# World War Z: Neuer Trailer zum Zombie-Film mit Brad Pitt



## icon1zed (11. November 2012)

Jetzt ist Deine Meinung zu *World War Z: Neuer Trailer zum Zombie-Film mit Brad Pitt* gefragt. 


				Bitte beachtet: Der Kommentarbereich wird gemäß der Forenregeln moderiert.





			Dieser Inhalt steht nur eingeloggten Mitgliedern zur Verfügung.
        

 Zum Artikel: World War Z: Neuer Trailer zum Zombie-Film mit Brad Pitt


----------



## Bl4ckburn (11. November 2012)

Bin etwas abgeschreck, weil der Film in Sachen Zombies nicht viel mit dem Buch zutun hat. Im Buch sind das die klassischen schluf-langsam-Zombies und nich solche "flutartigen" Renn-Horden ala 28...Later. Naja,... abwarten. Kann nur besser werden.


----------



## Mothman (11. November 2012)

Bl4ckburn schrieb:


> Bin etwas abgeschreck, weil der Film in Sachen Zombies nicht viel mit dem Buch zutun hat. Im Buch sind das die klassischen schluf-langsam-Zombies und nich solche "flutartigen" Renn-Horden ala 28...Later. Naja,... abwarten. Kann nur besser werden.

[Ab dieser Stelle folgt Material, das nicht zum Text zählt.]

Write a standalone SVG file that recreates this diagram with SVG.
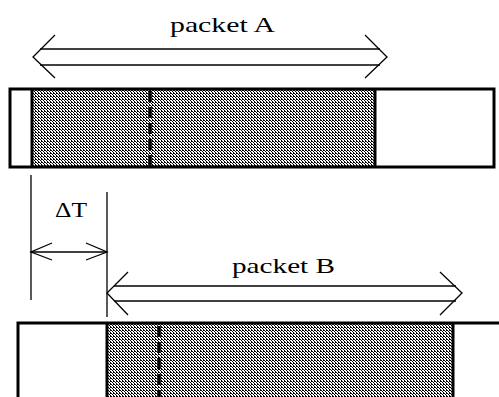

Ich glaube der klassische langsame Zombie ist für die heutige Zeit nicht mehr actionreich genug. 
Wobei "The (slowly) Walking Dead" da ja eigentlich vom Gegenteil erzählt.


----------



## Maddi20 (12. November 2012)

is der Z buchstabe jetz der neueste schrei oder was? Day Z, War Z, Worldwar Z ...


----------



## lunatic666 (12. November 2012)

die zombies sind mir auch eindeutig zu schnell^^,ich stehe ja auf zombiefilme,scheint einer der besseren zu werden.


----------



## Mothman (12. November 2012)

Maddi20 schrieb:


> is der Z buchstabe jetz der neueste schrei oder was? Day Z, War Z, Worldwar Z ...

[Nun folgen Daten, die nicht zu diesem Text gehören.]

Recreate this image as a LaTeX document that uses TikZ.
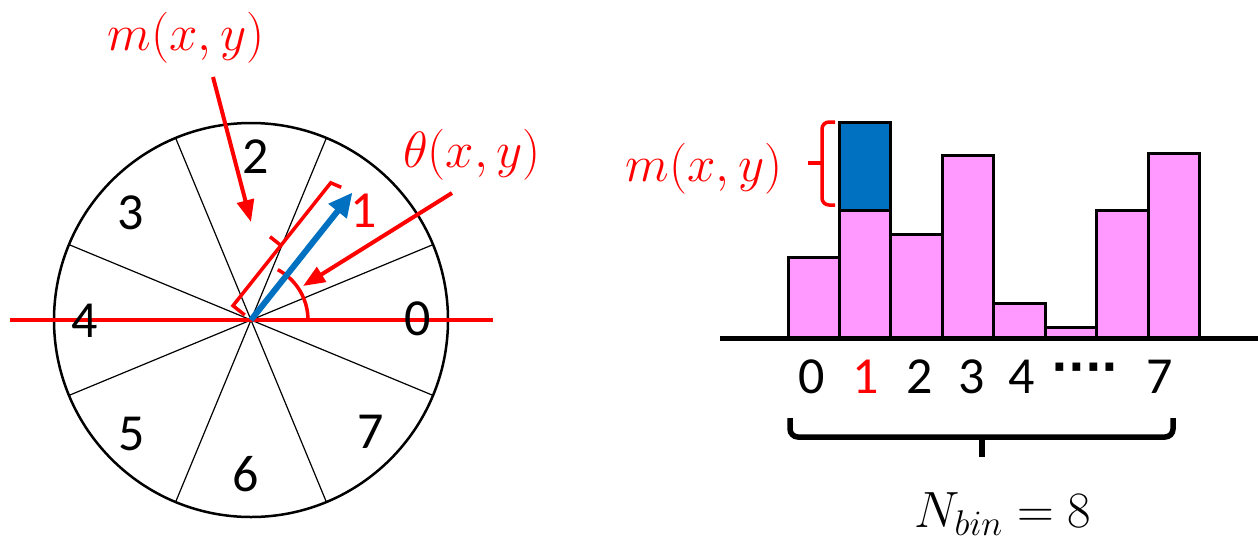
\RequirePackage{fix-cm}
\documentclass[tikz,border=0pt]{standalone}
\usepackage{fontspec}
\setmainfont{Carlito}
\newfontfamily\dotfont{DejaVu Sans}
\usetikzlibrary{arrows.meta,calc}
\definecolor{myred}{HTML}{FF0000}
\definecolor{myblue}{HTML}{0070C0}
\definecolor{mypink}{HTML}{FF99FF}
\begin{document}
\begin{tikzpicture}[x=1pt,y=-1pt,
  digit/.style={font=\fontsize{52}{60}\selectfont, inner sep=0pt},
  mathlbl/.style={text=myred, font=\fontsize{51}{60}\selectfont, inner sep=0pt},
  sectorline/.style={line width=1.2pt},
  redline/.style={myred, line width=3.5pt},
  redarrow/.style={myred, line width=4pt, -{Triangle[length=22pt,width=17pt]}},
  bar/.style={draw=black, line width=3pt, fill=mypink},
  blackbrace/.style={line width=5.5pt, rounded corners=8pt},
]
\useasboundingbox (0,0) rectangle (1258,542);

% ---------- left: orientation dial ----------
\node[circle, draw, line width=2.5pt, minimum size=394pt, inner sep=0pt] (dial) at (251,320) {};
\begin{scope}[shift={(251,320)}, yscale=-1]
  \coordinate (O) at (0,0);
  \foreach \a in {22.5,67.5,112.5,157.5}
    \draw[sectorline] (\a:197) -- (\a+180:197);
  \coordinate (hl) at (-241,0);
  \coordinate (hr) at (242,0);
  \draw[redline] (hl) -- (hr);
  \draw[redline] (57,0) arc[start angle=0, end angle=62, radius=57];
  \coordinate (k1) at ($(51.5:0)+(141.5:8)$);
  \coordinate (k2) at ($(51.5:0)+(141.5:23)$);
  \coordinate (k3) at ($(51.5:157)+(141.5:23)$);
  \coordinate (k4) at ($(51.5:160)+(141.5:12)$);
  \coordinate (k5) at ($(51.5:77)+(141.5:23)$);
  \coordinate (k6) at ($(51.5:77)+(141.5:37)$);
  \draw[redline, line join=miter] (k1) -- (k2) -- (k3) -- (k4);
  \draw[redline] (k5) -- (k6);
  \coordinate (btip) at (51.5:163);
  \draw[myblue, line width=6pt, -{Triangle[length=24pt,width=22pt]}] (O) -- (btip);
\end{scope}

\node[digit] (s0) at (418,319) {0};
\node[digit] (s2) at (256,157) {2};
\node[digit] (s3) at (131,213) {3};
\node[digit] (s4) at (85,321) {4};
\node[digit] (s5) at (132,434) {5};
\node[digit] (s6) at (246,474) {6};
\node[digit] (s7) at (371,432) {7};
\node[digit, text=myred] (one) at (364,211) {1};

\node[mathlbl] (mlab) at (186,38) {$m(x,y)$};
\coordinate (ms) at (213,77);
\coordinate (me) at (251,222);
\draw[redarrow] (ms) -- (me);

\node[mathlbl] (tlab) at (472,155) {$\theta(x,y)$};
\coordinate (ts) at (452,193);
\coordinate (te) at (303,286);
\draw[redarrow] (ts) -- (te);

% ---------- right: histogram ----------
\draw[bar] (788,338) rectangle (839,257);
\draw[bar] (839,338) rectangle (890,210);
\draw[draw=black, line width=3pt, fill=myblue] (839,210) rectangle (890,122);
\draw[bar] (890,338) rectangle (942,234);
\draw[bar] (942,338) rectangle (993,155);
\draw[bar] (993,338) rectangle (1045,303);
\draw[bar] (1045,338) rectangle (1096,327);
\draw[bar] (1096,338) rectangle (1148,210);
\draw[bar] (1148,338) rectangle (1199,153);
\coordinate (axl) at (720,338);
\coordinate (axr) at (1258,338);
\draw[line width=5pt] (axl) -- (axr);

\draw[redline, rounded corners=7pt] (835,122) -- (822,122) -- (822,205) -- (835,205);
\draw[redline] (822,163) -- (808,163);
\node[mathlbl] (hmlab) at (704,169) {$m(x,y)$};

\node[digit, anchor=base] (b0) at (812,393) {0};
\node[digit, anchor=base, text=myred] (b1) at (866,393) {1};
\node[digit, anchor=base] (b2) at (920,393) {2};
\node[digit, anchor=base] (b3) at (972,393) {3};
\node[digit, anchor=base] (b4) at (1022,393) {4};
\node[inner sep=0pt, font=\dotfont\bfseries\fontsize{44}{50}\selectfont] (bdots) at (1085,373) {····};
\node[digit, anchor=base] (b7) at (1160,393) {7};

\draw[blackbrace] (790,418) -- (790,437) -- (1173,437) -- (1173,418);
\draw[line width=6pt] (982,437) -- (982,457);

\node[inner sep=0pt, font=\fontsize{51}{60}\selectfont] (nbin) at (1003,514) {$N_{bin} = 8$};
\end{tikzpicture}
\end{document}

lol. Ja, scheinbar. Kommt mir auch so vor, als hätten die das "Z" gerade erst entdeckt.


----------



## z3ro22 (12. November 2012)

das Z steht nun mal für zombie warum also nicht Z

bei walking dead sind die auch nicht immer langsam.

Ziemlich teuerer Film/Serie.


----------



## z3ro22 (13. November 2012)

Im übrigen haben alle Film ein gewissen problem was würde wohl passieren wenn sich keiner mehr um die AKWS kümmert na ?


----------



## lunatic666 (13. November 2012)

z3ro22 schrieb:


> Im übrigen haben alle Film ein gewissen problem was würde wohl passieren wenn sich keiner mehr um die AKWS kümmert na ?


haarausfall,zombies?^^  sollten die nicht so ein sicherheitssystem haben und dann iwie runterfahren? keine ahnung....


----------